Outrage as Motorists Demand EPRA Be Disbanded for “Exploitative” Fuel Pricing.

A new wave of fury is sweeping across Kenya, with motorists demanding the complete disbandment of the Energy and Petroleum Regulatory Authority (EPRA), accusing it of enforcing unfair fuel prices that punish millions of ordinary Kenyans.
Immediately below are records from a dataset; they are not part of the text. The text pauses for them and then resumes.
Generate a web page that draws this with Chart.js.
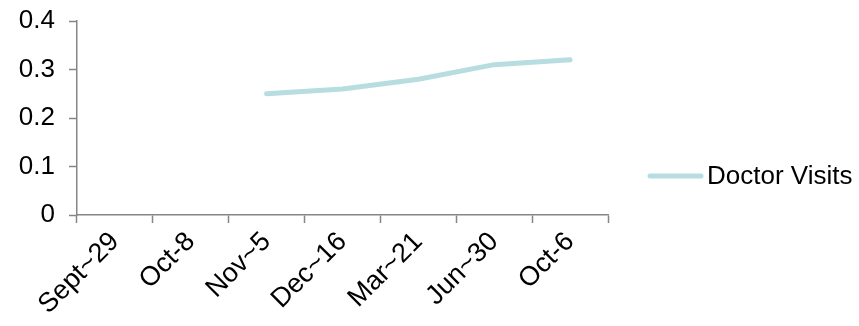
<!DOCTYPE html>
<html>
<head>
<meta charset="utf-8">
<style>
  html, body { margin: 0; padding: 0; background: #ffffff; }
  #wrap { width: 859px; height: 326px; position: relative; }
</style>
<script src="https://cdn.jsdelivr.net/npm/chart.js@4/dist/chart.umd.min.js"></script>
</head>
<body>
<div id="wrap"><canvas id="chart"></canvas></div>
<script>
// Visit dates along the x axis
const categories = ['Sept~29', 'Oct-8', 'Nov~5', 'Dec~16', 'Mar~21', 'Jun~30', 'Oct-6'];
// Doctor visit rate per date (no readings for the first two dates)
const doctorVisits = [null, null, 0.25, 0.26, 0.28, 0.31, 0.32];
const seriesName = 'Doctor Visits';
// Y axis range and step
const yMin = 0;
const yMax = 0.4;
const yStep = 0.1;

const FONT = '"Liberation Sans", Arial, sans-serif';
const AXIS_COLOR = '#868686';
const LINE_COLOR = 'rgb(183,221,224)';

// Legend drawn to the right of the plot: a short stroke followed by the series name
const sideLegend = {
  id: 'sideLegend',
  afterDraw(chart) {
    const ctx = chart.ctx;
    const ds = chart.data.datasets[0];
    const y = 176;
    ctx.save();
    ctx.strokeStyle = ds.borderColor;
    ctx.lineWidth = ds.borderWidth;
    ctx.lineCap = 'round';
    ctx.beginPath();
    ctx.moveTo(650, y);
    ctx.lineTo(701, y);
    ctx.stroke();
    ctx.fillStyle = '#000000';
    ctx.font = '26px ' + FONT;
    ctx.textAlign = 'left';
    ctx.textBaseline = 'middle';
    ctx.fillText(ds.label, 707, y + 1);
    ctx.restore();
  }
};

new Chart(document.getElementById('chart'), {
  type: 'line',
  data: {
    labels: categories,
    datasets: [{
      label: seriesName,
      data: doctorVisits,
      borderColor: LINE_COLOR,
      backgroundColor: LINE_COLOR,
      borderWidth: 5,
      borderCapStyle: 'round',
      borderJoinStyle: 'round',
      pointRadius: 0,
      pointHoverRadius: 0,
      tension: 0,
      spanGaps: false
    }]
  },
  options: {
    responsive: true,
    maintainAspectRatio: false,
    animation: false,
    events: [],
    layout: { padding: { left: 15, right: 251, top: 21, bottom: 0 } },
    plugins: {
      legend: { display: false },
      tooltip: { enabled: false }
    },
    scales: {
      x: {
        type: 'category',
        offset: true,
        grid: {
          offset: true,
          drawOnChartArea: false,
          drawTicks: true,
          tickLength: 8,
          tickWidth: 1.5,
          color: AXIS_COLOR
        },
        border: { display: true, color: AXIS_COLOR, width: 1.5 },
        ticks: {
          color: '#000000',
          font: { family: FONT, size: 27 },
          minRotation: 45,
          maxRotation: 45,
          padding: 3,
          autoSkip: false
        },
        afterFit(scale) { scale.height = 111; }
      },
      y: {
        min: yMin,
        max: yMax,
        grid: {
          drawOnChartArea: false,
          drawTicks: true,
          tickLength: 8,
          tickWidth: 1.5,
          color: AXIS_COLOR
        },
        border: { display: true, color: AXIS_COLOR, width: 1.5 },
        ticks: {
          stepSize: yStep,
          color: '#000000',
          font: { family: FONT, size: 26 },
          padding: 14,
          callback: (v) => (Math.round(v * 10) / 10).toString()
        },
        afterFit(scale) {
          scale.width = 62;
          scale.paddingTop = 0;
          scale.paddingBottom = 0;
        }
      }
    }
  },
  plugins: [sideLegend]
});
</script>
</body>
</html>
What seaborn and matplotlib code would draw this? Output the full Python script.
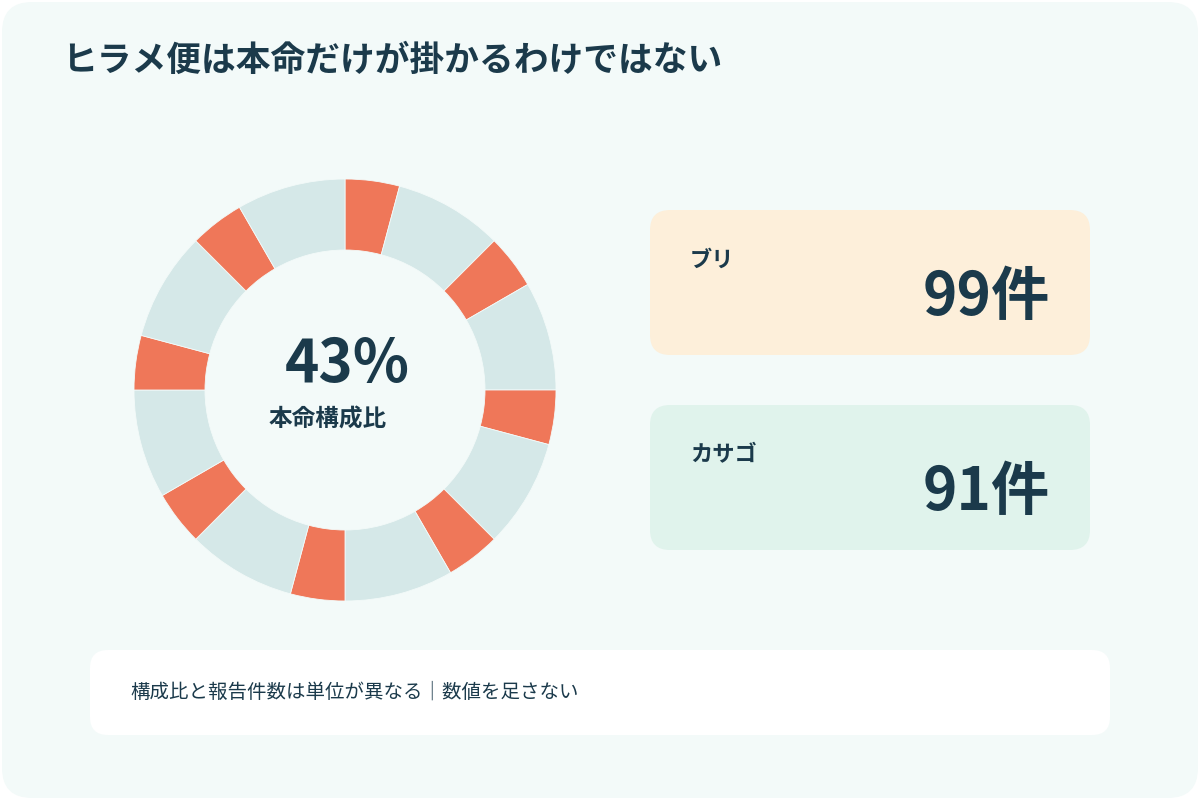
import matplotlib
matplotlib.use("Agg")
import matplotlib.pyplot as plt
import seaborn as sns
from matplotlib.patches import FancyBboxPatch

sns.set_theme(style="white")
plt.rcParams['font.family'] = ['Noto Sans CJK JP', 'DejaVu Sans']

title = "ヒラメ便は本命だけが掛かるわけではない"
ring_values = [15, 30, 15, 30, 15, 30, 15, 30, 15, 30, 15, 30, 15, 30, 15, 30]
ring_colors = ["#EF7759", "#D5E8E8"] * 8
center_value = "43%"
center_label = "本命構成比"
card_names = ["ブリ", "カサゴ"]
card_values = ["99件", "91件"]
card_colors = ["#FDEFDA", "#E0F3EC"]
footer = "構成比と報告件数は単位が異なる｜数値を足さない"
ink = "#1B3A4B"

fig = plt.figure(figsize=(12, 8), dpi=100)
fig.patch.set_facecolor("white")
ax = fig.add_axes([0, 0, 1, 1])
ax.set_xlim(0, 1200); ax.set_ylim(800, 0); ax.axis("off")
ax.add_patch(FancyBboxPatch((2, 2), 1196, 796, boxstyle="round,pad=0,rounding_size=30",
                            fc="#F3FAF9", ec="none"))
ax.text(62, 60, title, fontsize=25, fontweight="bold", color=ink, va="center")

for i, (n, v, c) in enumerate(zip(card_names, card_values, card_colors)):
    y0 = 210 + i * 195
    ax.add_patch(FancyBboxPatch((650, y0), 440, 145, boxstyle="round,pad=0,rounding_size=20",
                                fc=c, ec="none"))
    ax.text(690, y0 + 50, n, fontsize=16, fontweight="bold", color=ink, va="center")
    ax.text(1050, y0 + 88, v, fontsize=42, fontweight="bold", color=ink, va="center", ha="right")

ax.add_patch(FancyBboxPatch((90, 650), 1020, 85, boxstyle="round,pad=0,rounding_size=18",
                            fc="white", ec="none"))
ax.text(130, 692, footer, fontsize=14, color=ink, va="center")

# donut: center (345,390), outer r 211
dax = fig.add_axes([(345 - 211) / 1200, (800 - 390 - 211) / 800, 422 / 1200, 422 / 800])
dax.pie(ring_values, colors=ring_colors, startangle=90, counterclock=False, radius=1,
        wedgeprops=dict(width=71 / 211, edgecolor="#F3FAF9", linewidth=0.6))
dax.set_xlim(-1, 1); dax.set_ylim(-1, 1)
dax.set_aspect("equal"); dax.axis("off")
ax.text(347, 365, center_value, fontsize=42, fontweight="bold", color=ink, ha="center", va="center")
ax.text(328, 420, center_label, fontsize=17, fontweight="bold", color=ink, ha="center", va="center")

fig.savefig("out.png", dpi=100)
The Motorists Association of Kenya (MAK) issued a scathing challenge on Monday, calling EPRA’s monthly fuel price revisions a “circus” engineered to keep Kenyans in perpetual fear of sudden hikes. The group argues that the current system is no longer about market realities, but political convenience—and financial extraction.

The Claims: What MAK Says

  • Politicised pricing: MAK argues that since EPRA replaced the old Energy Regulatory Commission (ERC) in 2013, fuel pricing has become opaque. According to MAK, EPRA’s board, made up of political appointees, sets costs without sufficient public input or transparency.
  • Opaque procurement: The association is particularly critical of the government-to-government (G-to-G) fuel procurement model, which it says allows a few insiders to profit while ordinary Kenyans bear the brunt.
  • Monthly shocks: Although recent revisions saw slight reductions in petrol and kerosene prices by less than one shilling per litre, MAK contends that large jumps in other months (some rising by over Sh8 per litre) are masked within the cycle of price reviews. These unpredictable swings, it claims, undermine planning for households, transport operators and small businesses.
  • Wider impact: High fuel prices, the group warns, ripple across the economy—fuel hikes push up public transport fares, inflate the cost of goods, and worsen the cost of living, squeezing vulnerable Kenyans hardest.

The Price Details

Under EPRA’s latest revision, Nairobi pump prices were set at: Super Petrol KES 184.52, Diesel KES 171.47, and Kerosene KES 154.78 per litre. Other cities like Mombasa and Nakuru recorded prices only marginally lower, reflecting the unrelenting trend across regions. These figures include value-added tax, excise duty, and other levies.

Earlier changes had shown slight decreases—for example, a Sh0.79 drop in super petrol and Sh0.80 in kerosene—but MAK says those reliefs are negligible given the frequency of price hikes.

Demands & What’s at Stake

MAK is calling for:

  • EPRA to be dissolved and replaced with an institution that restores the old transparent formula used by the ERC.
  • A return to open tendering in fuel procurement rather than exclusive government-to-government contracts.
  • A pricing model driven strictly by global oil trends, exchange rates, and shipping costs—not political interests.

These demands raise urgent stakes. If fuel pricing remains unpredictable and steep, Kenya could see further erosion of public trust, widened economic inequality, and mounting hardship for low-income households.